- **WHAT YOU NEED TO DO**:
Please write out the lines of the data exactly, beginning with the first and ending with the line containing "return 1 - y / H"; leave the pictures behind.

- **MATERIAL FOR THIS EXERCISE**:
--*--
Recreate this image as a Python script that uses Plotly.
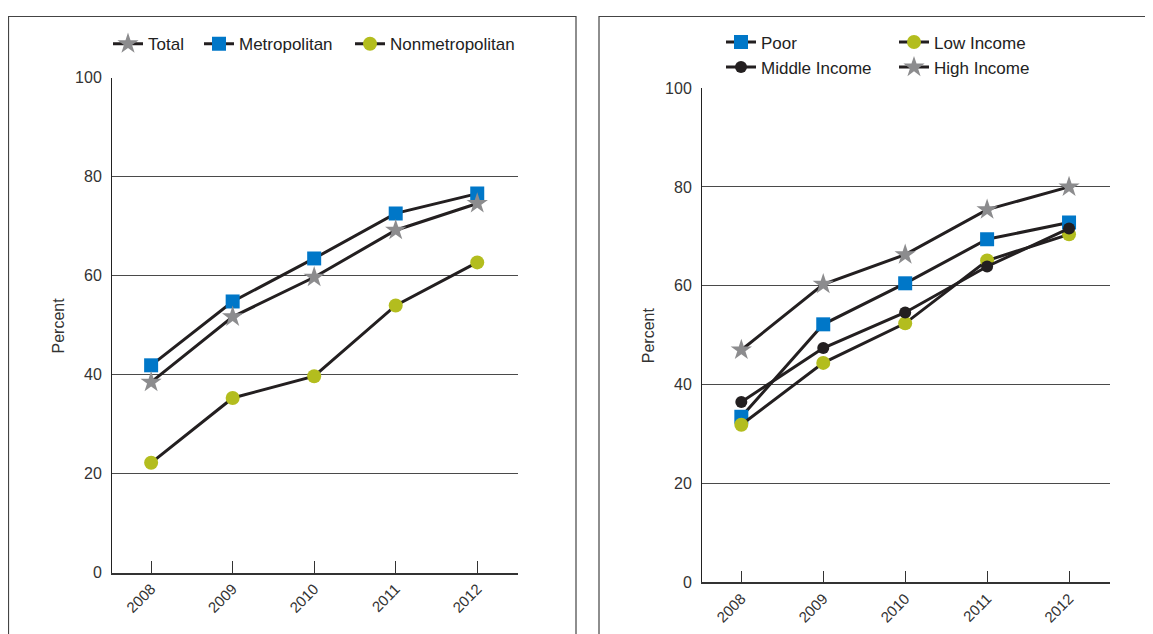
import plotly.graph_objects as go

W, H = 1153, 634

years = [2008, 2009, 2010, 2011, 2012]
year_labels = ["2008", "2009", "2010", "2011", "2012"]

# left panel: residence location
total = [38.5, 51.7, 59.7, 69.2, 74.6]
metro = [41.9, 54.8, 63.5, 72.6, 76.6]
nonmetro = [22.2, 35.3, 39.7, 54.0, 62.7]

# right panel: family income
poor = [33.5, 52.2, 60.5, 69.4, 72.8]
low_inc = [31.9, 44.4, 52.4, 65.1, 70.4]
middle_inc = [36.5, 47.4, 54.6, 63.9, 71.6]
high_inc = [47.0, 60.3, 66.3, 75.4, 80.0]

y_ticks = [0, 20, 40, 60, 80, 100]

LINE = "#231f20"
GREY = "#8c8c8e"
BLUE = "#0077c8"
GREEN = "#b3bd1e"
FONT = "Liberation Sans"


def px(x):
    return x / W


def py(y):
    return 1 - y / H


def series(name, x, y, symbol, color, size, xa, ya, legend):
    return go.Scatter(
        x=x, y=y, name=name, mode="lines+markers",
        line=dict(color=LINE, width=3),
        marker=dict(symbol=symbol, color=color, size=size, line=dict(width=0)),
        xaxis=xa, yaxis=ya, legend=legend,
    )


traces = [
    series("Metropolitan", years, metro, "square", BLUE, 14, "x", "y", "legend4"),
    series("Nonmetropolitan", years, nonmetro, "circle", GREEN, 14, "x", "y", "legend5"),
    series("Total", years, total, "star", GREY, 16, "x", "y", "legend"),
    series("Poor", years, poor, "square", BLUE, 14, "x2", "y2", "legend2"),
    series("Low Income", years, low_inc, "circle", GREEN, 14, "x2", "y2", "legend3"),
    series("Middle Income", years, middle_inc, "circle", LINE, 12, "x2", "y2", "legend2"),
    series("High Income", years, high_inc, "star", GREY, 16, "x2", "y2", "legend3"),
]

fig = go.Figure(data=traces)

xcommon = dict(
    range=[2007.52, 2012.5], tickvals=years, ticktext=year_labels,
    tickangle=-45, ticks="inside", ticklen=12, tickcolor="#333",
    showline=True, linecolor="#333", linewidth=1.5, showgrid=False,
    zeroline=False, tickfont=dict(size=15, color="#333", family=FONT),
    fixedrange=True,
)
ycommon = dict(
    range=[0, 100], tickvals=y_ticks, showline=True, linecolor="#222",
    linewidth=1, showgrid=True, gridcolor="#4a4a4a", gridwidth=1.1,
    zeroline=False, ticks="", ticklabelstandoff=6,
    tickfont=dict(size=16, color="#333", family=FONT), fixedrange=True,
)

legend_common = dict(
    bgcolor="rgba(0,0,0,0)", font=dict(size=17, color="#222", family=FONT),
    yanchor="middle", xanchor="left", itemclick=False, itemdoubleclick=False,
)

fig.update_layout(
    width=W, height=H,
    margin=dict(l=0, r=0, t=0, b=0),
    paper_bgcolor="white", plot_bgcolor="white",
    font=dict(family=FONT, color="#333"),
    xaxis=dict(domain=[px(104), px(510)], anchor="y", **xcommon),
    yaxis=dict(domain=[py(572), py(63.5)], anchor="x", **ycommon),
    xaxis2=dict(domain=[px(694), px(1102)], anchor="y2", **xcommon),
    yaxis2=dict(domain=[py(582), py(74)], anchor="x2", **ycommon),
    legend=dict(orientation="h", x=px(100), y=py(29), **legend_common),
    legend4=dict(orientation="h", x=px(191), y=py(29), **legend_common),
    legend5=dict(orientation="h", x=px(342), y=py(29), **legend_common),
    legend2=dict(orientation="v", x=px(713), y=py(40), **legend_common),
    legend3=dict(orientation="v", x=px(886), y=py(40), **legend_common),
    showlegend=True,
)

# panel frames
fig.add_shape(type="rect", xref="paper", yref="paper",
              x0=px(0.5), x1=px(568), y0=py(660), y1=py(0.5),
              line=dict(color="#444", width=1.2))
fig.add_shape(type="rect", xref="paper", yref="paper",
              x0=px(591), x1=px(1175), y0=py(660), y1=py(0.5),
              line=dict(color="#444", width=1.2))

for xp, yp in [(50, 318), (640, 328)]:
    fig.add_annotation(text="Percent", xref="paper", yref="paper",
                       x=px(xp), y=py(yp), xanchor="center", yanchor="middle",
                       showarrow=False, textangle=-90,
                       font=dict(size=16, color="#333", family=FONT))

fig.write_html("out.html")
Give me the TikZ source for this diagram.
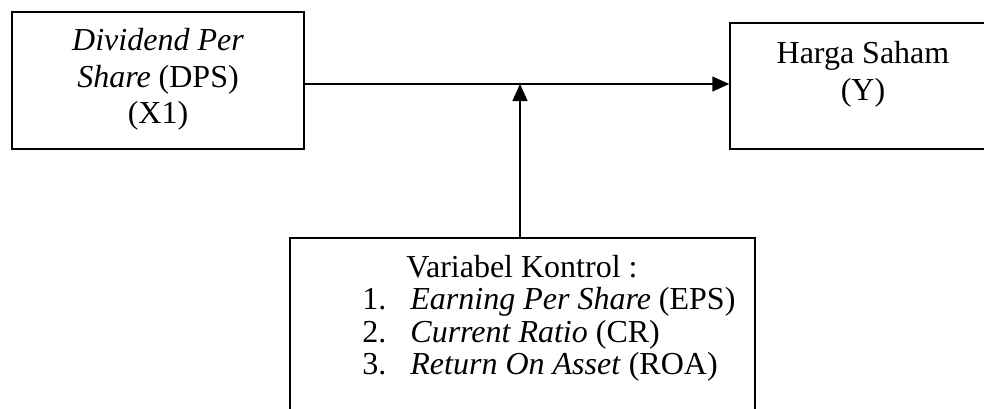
--*--
- **THE ANSWER**:
Recreate this image as a Python script that uses Plotly.
import plotly.graph_objects as go

W, H = 1153, 634

years = [2008, 2009, 2010, 2011, 2012]
year_labels = ["2008", "2009", "2010", "2011", "2012"]

# left panel: residence location
total = [38.5, 51.7, 59.7, 69.2, 74.6]
metro = [41.9, 54.8, 63.5, 72.6, 76.6]
nonmetro = [22.2, 35.3, 39.7, 54.0, 62.7]

# right panel: family income
poor = [33.5, 52.2, 60.5, 69.4, 72.8]
low_inc = [31.9, 44.4, 52.4, 65.1, 70.4]
middle_inc = [36.5, 47.4, 54.6, 63.9, 71.6]
high_inc = [47.0, 60.3, 66.3, 75.4, 80.0]

y_ticks = [0, 20, 40, 60, 80, 100]

LINE = "#231f20"
GREY = "#8c8c8e"
BLUE = "#0077c8"
GREEN = "#b3bd1e"
FONT = "Liberation Sans"


def px(x):
    return x / W


def py(y):
    return 1 - y / H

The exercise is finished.